Geen stof, insecten en huisdieren in de buur
Net als de ondergrond moet ook de omgeving stofvrij zijn. Stof kan immers in de vloer belanden. Net als insecten en eventueel de sporen van huisdieren. Hou honden en katten dus zeker uit de buurt. Insecten kunt u afleiden met een uv-licht in een andere ruimte, tijdens de werken. De omstandigheden vallen echter niet perfect te controleren. Eventuele kleine foutjes zijn ook te herstellen. Informeer uw klant goed over wat kan gebeuren en wat u ertegen doet.
PLAATSING
Welke gereedschappen nodig?
Afhankelijk van het te plaatsen product en het gewenste uitzicht wordt er gewerkt met een spatel, borstel, rol, tandkam, wisser ... Investeer ook in meetapparatuur om de temperatuur en de luchtvochtigheid op te volgen.
Hoeveel tijd nodig?
Standaard moet elke laag 12 tot 24 uur drogen, naargelang van het gebruikte product, de temperatuur ... Afhankelijk van de gekozen optie en de afwerking neemt de klus drie tot zes dagen in beslag. Vervolgens is de vloer na één dag licht beloopbaar, na drie dagen mechanisch belastbaar en na vijf tot zeven dagen chemisch belastbaar.
AFWERKING
Profielen en plinten
Kunt u voegen niet overbruggen, dan vindt u daarvoor (bewegings)voegprofielen op de markt.

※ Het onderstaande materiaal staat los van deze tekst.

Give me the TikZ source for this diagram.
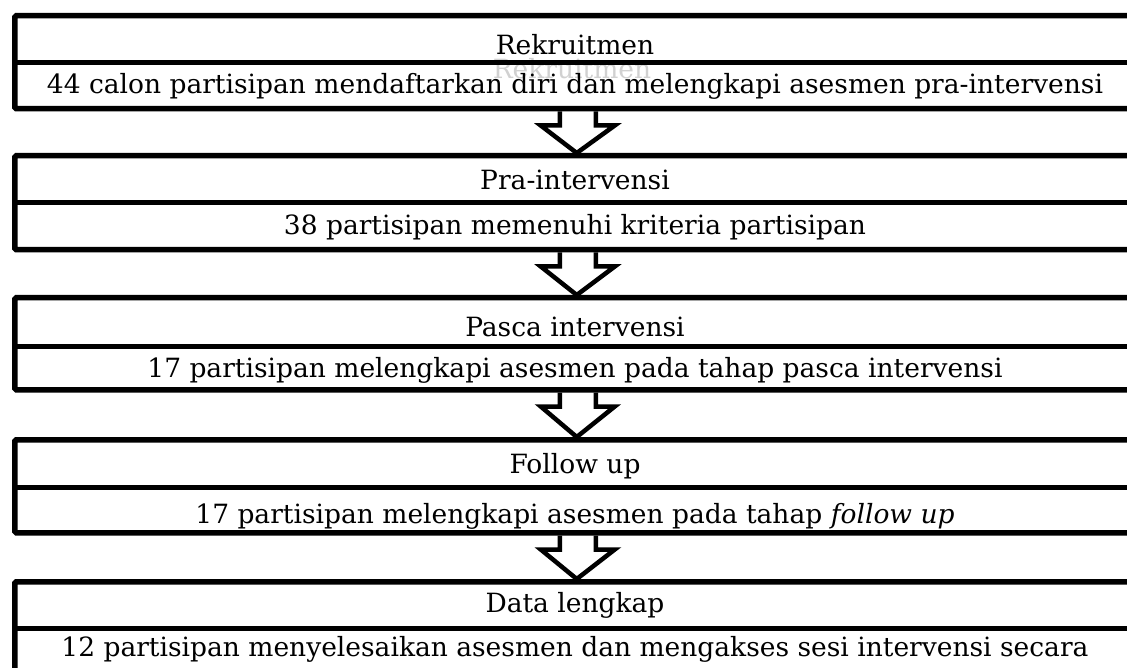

Eventueel kunt u een gietvloer ook stoppen met stopprofielen, of laten aansluiten op een ander type vloer met aansluitprofielen. Daarnaast bestaan er verschillende plinten en kunstharsgebonden plintmortels.
Geen behandeling nodig
Na de plaatsing moet de vloer niet specifiek behandeld worden. Uw klant moet wel correct het reinigingsadvies van de fabrikant volgen. Meestal houdt dit een wekelijks onderhoud met stofzuiger en droge vloerwisser in, net als een periodieke schoonmaak met pads of een dweil-/mopsysteem met het juiste product (zonder film) en genoeg water.